--- START OF Given records ---

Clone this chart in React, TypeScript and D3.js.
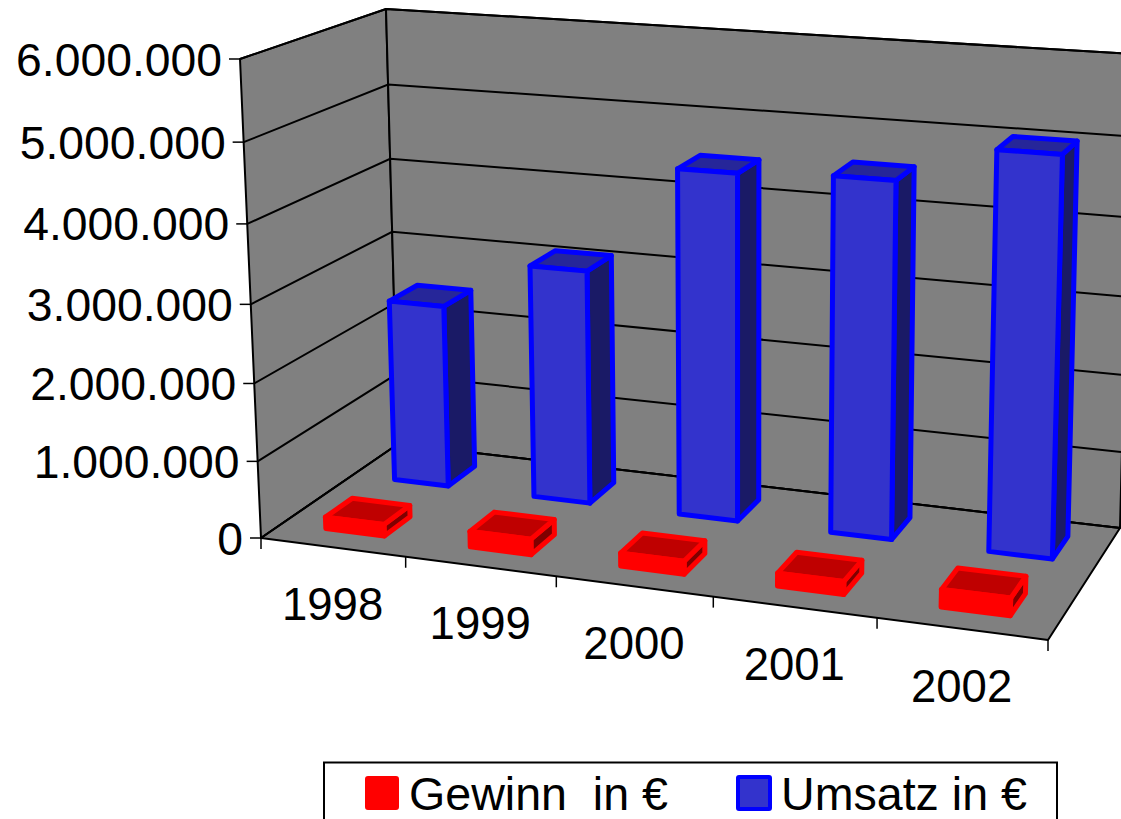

--- END OF Given records ---
--- START OF Given records ---

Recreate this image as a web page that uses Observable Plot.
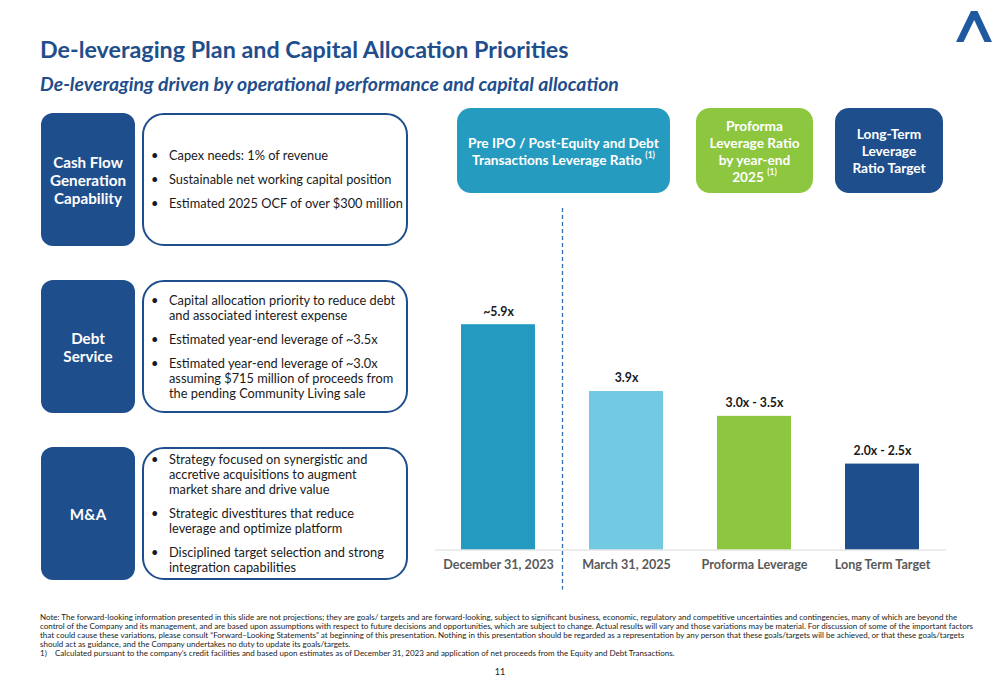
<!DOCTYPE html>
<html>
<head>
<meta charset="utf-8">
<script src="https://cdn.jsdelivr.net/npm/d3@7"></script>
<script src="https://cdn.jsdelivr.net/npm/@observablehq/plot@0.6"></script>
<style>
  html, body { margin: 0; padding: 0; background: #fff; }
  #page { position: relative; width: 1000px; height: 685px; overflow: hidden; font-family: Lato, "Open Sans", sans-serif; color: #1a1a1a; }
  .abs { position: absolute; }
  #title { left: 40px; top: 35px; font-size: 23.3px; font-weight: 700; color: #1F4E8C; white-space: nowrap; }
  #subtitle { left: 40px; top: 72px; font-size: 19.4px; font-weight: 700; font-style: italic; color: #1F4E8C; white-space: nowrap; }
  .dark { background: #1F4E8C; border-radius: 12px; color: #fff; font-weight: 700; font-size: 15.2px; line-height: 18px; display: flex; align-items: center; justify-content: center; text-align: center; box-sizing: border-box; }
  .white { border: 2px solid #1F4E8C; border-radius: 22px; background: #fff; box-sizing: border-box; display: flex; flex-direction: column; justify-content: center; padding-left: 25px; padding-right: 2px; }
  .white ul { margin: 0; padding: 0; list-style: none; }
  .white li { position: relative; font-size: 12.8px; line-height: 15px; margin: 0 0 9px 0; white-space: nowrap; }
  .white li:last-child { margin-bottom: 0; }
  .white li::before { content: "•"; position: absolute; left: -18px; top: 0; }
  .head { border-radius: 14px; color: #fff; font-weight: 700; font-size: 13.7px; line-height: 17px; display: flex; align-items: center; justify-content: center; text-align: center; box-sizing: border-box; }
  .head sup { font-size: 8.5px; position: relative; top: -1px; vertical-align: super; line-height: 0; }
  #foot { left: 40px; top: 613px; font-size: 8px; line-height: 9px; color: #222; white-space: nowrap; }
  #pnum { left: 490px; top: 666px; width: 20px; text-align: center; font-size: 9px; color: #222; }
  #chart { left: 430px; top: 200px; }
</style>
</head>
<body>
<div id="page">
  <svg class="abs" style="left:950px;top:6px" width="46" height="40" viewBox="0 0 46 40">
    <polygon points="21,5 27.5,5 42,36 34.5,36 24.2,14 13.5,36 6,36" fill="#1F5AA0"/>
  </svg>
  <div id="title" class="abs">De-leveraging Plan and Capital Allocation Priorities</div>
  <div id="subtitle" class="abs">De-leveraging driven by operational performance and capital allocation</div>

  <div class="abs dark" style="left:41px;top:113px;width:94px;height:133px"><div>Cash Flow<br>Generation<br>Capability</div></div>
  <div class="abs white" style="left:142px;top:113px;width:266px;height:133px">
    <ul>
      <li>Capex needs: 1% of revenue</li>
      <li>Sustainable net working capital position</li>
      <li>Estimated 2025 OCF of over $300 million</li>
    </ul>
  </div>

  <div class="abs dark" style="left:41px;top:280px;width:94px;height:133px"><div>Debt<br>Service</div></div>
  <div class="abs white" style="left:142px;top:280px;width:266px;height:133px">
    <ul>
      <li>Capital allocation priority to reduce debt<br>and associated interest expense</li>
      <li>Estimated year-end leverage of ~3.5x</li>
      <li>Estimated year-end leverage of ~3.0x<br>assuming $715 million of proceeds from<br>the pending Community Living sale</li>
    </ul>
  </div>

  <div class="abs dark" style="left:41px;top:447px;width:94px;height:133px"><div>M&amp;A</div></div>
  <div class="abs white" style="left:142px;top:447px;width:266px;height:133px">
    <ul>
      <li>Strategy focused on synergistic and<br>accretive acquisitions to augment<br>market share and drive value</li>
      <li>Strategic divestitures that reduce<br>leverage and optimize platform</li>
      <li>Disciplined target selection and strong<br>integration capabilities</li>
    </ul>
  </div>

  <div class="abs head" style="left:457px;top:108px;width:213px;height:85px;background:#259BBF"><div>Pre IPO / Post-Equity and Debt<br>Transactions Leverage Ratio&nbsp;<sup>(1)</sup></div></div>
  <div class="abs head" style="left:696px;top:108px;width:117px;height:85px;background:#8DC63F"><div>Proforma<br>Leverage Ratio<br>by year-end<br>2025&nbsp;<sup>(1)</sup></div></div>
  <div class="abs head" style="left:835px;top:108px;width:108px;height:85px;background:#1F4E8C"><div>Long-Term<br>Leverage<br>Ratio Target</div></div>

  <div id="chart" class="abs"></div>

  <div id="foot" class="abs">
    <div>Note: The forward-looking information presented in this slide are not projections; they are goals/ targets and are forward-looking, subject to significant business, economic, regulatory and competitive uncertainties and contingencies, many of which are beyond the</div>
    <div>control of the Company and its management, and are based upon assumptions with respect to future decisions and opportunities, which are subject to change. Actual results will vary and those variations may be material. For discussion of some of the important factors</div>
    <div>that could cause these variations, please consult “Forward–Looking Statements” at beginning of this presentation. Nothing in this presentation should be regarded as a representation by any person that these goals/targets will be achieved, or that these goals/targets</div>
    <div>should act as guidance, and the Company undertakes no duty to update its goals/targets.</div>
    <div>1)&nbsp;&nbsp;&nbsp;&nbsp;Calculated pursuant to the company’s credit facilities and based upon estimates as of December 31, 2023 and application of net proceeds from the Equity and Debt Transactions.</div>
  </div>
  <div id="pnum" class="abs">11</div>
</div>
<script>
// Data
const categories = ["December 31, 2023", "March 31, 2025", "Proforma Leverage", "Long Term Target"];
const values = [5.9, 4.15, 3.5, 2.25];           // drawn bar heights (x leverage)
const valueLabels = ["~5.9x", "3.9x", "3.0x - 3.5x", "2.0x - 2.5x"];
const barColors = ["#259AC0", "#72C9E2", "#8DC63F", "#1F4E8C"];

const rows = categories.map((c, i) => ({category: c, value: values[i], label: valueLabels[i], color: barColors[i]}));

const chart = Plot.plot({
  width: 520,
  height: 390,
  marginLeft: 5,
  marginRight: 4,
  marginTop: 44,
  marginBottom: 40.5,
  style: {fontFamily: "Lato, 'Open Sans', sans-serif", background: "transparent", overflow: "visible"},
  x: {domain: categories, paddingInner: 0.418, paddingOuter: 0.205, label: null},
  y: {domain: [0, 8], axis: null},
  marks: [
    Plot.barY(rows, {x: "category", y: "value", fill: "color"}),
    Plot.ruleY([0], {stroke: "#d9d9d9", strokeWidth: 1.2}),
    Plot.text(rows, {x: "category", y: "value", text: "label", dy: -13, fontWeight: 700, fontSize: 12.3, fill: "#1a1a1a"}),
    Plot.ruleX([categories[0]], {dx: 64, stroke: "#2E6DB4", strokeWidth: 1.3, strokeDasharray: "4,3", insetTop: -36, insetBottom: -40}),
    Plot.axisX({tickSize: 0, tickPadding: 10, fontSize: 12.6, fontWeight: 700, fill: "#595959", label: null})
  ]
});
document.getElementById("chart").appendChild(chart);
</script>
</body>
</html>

--- END OF Given records ---

▸ Task objective
Copy out each line of the material that holds the word "page".

▸ The output
Recreate this image as a web page that uses Observable Plot.
  #page { position: relative; width: 1000px; height: 685px; overflow: hidden; font-family: Lato, "Open Sans", sans-serif; color: #1a1a1a; }
<div id="page">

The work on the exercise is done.